WHAT YOU WILL DO — Output the material beneath exactly, leaving nothing out.

━━━ DATA

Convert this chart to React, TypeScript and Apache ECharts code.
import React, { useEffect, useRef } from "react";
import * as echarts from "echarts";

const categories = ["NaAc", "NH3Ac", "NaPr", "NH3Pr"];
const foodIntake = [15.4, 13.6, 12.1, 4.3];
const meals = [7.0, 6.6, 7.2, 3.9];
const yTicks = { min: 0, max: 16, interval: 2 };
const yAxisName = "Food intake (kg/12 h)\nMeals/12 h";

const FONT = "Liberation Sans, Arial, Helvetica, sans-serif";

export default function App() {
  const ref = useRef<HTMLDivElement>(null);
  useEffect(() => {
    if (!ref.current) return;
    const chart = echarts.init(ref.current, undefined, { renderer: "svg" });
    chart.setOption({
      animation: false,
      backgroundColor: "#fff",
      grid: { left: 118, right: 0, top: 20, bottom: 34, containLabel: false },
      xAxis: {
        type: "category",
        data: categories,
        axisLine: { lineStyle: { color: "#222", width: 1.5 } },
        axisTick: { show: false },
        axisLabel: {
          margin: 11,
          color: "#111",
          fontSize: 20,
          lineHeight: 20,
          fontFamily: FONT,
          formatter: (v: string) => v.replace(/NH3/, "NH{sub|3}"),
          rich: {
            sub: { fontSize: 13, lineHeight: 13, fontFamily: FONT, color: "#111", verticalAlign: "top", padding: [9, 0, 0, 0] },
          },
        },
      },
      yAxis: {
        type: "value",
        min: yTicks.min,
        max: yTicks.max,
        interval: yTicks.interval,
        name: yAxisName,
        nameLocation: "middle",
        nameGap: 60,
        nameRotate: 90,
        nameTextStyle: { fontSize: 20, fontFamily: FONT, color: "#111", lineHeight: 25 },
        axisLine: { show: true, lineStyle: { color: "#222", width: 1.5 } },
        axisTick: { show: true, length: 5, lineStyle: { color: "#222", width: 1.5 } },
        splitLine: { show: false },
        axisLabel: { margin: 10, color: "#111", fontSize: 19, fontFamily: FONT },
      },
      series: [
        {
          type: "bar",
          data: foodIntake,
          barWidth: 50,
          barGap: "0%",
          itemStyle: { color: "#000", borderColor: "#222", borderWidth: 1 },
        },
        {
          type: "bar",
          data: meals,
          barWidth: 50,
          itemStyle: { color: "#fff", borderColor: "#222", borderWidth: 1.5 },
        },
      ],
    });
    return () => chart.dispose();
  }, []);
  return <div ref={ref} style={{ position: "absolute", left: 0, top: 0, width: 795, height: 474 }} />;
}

━━━━━━

ANSWER —
Convert this chart to React, TypeScript and Apache ECharts code.
import React, { useEffect, useRef } from "react";
import * as echarts from "echarts";

const categories = ["NaAc", "NH3Ac", "NaPr", "NH3Pr"];
const foodIntake = [15.4, 13.6, 12.1, 4.3];
const meals = [7.0, 6.6, 7.2, 3.9];
const yTicks = { min: 0, max: 16, interval: 2 };
const yAxisName = "Food intake (kg/12 h)\nMeals/12 h";

const FONT = "Liberation Sans, Arial, Helvetica, sans-serif";

export default function App() {
  const ref = useRef<HTMLDivElement>(null);
  useEffect(() => {
    if (!ref.current) return;
    const chart = echarts.init(ref.current, undefined, { renderer: "svg" });
    chart.setOption({
      animation: false,
      backgroundColor: "#fff",
      grid: { left: 118, right: 0, top: 20, bottom: 34, containLabel: false },
      xAxis: {
        type: "category",
        data: categories,
        axisLine: { lineStyle: { color: "#222", width: 1.5 } },
        axisTick: { show: false },
        axisLabel: {
          margin: 11,
          color: "#111",
          fontSize: 20,
          lineHeight: 20,
          fontFamily: FONT,
          formatter: (v: string) => v.replace(/NH3/, "NH{sub|3}"),
          rich: {
            sub: { fontSize: 13, lineHeight: 13, fontFamily: FONT, color: "#111", verticalAlign: "top", padding: [9, 0, 0, 0] },
          },
        },
      },
      yAxis: {
        type: "value",
        min: yTicks.min,
        max: yTicks.max,
        interval: yTicks.interval,
        name: yAxisName,
        nameLocation: "middle",
        nameGap: 60,
        nameRotate: 90,
        nameTextStyle: { fontSize: 20, fontFamily: FONT, color: "#111", lineHeight: 25 },
        axisLine: { show: true, lineStyle: { color: "#222", width: 1.5 } },
        axisTick: { show: true, length: 5, lineStyle: { color: "#222", width: 1.5 } },
        splitLine: { show: false },
        axisLabel: { margin: 10, color: "#111", fontSize: 19, fontFamily: FONT },
      },
      series: [
        {
          type: "bar",
          data: foodIntake,
          barWidth: 50,
          barGap: "0%",
          itemStyle: { color: "#000", borderColor: "#222", borderWidth: 1 },
        },
        {
          type: "bar",
          data: meals,
          barWidth: 50,
          itemStyle: { color: "#fff", borderColor: "#222", borderWidth: 1.5 },
        },
      ],
    });
    return () => chart.dispose();
  }, []);
  return <div ref={ref} style={{ position: "absolute", left: 0, top: 0, width: 795, height: 474 }} />;
}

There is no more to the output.